18 - What made you write, as opposed to doing something else?

When I am feeling dark, I sometimes worry that I am ill-suited to anything else: too moody, too difficult. But really, I was just always wanting to do it since I was a little kid. I was the kind of kid writing “novels” in my spare time at age 8. When I started a PhD, I started writing a novel on the side to cope with stress. It took me quite a while to figure out how to make writing a career or a life—how to train myself or find my way in. I spent quite a bit of time being in love and having children…these are my excuses for why it has taken me a relatively long time to publish my first book, since I have always seen myself as a writer.

19 - What was the last great book you read?
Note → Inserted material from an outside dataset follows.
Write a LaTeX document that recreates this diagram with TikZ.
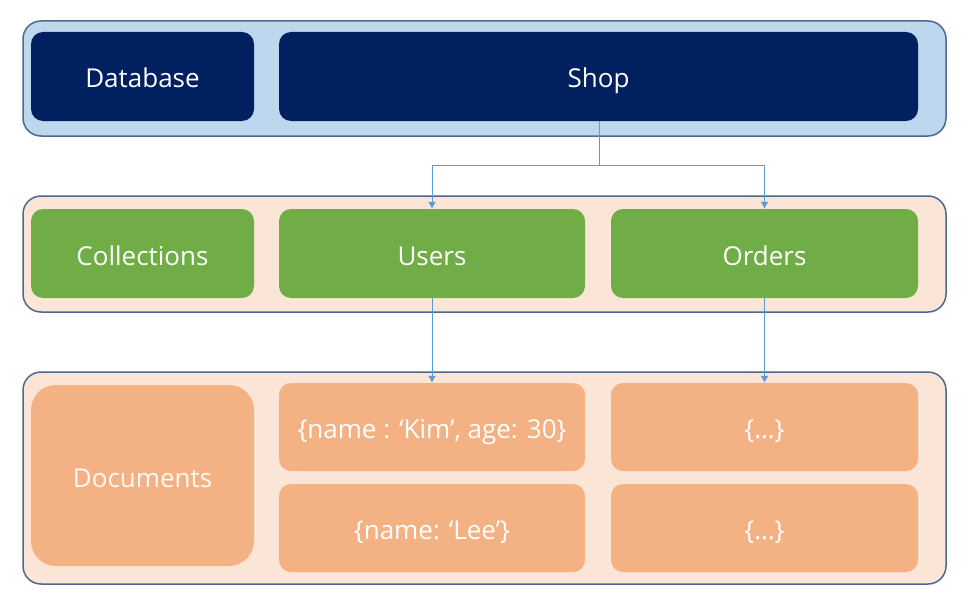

What was the last great film?

Book: I will say that Sina Queyras’s My Ariel, a book of poetry that engages with Sylvia Plath’s Ariel, was full of gifts for me as a parent-writer-woman-etc. It’s so smart and so well done that I feel inspired to do better.

Film: I just watched Call Me By Your Name, which is breathtaking, and Lady Bird, which had me both laughing and sobbing. Timothée Chalamet is in both these films, incidentally.

20 - What are you currently working on?

I have finished a draft of a second novel (a social realist novel) and I’m working on a third (a love & doom story along the lines of Alice Munro or Madame Bovary). I’ve also been amassing research and working on portions of a long project that is probably nonfiction about my family history of mental illness. I think it is also about faith and marriage (as is the second novel). I have been working on some oddball stories as well, that involved animal metaphors of courtship behavior. Too many projects!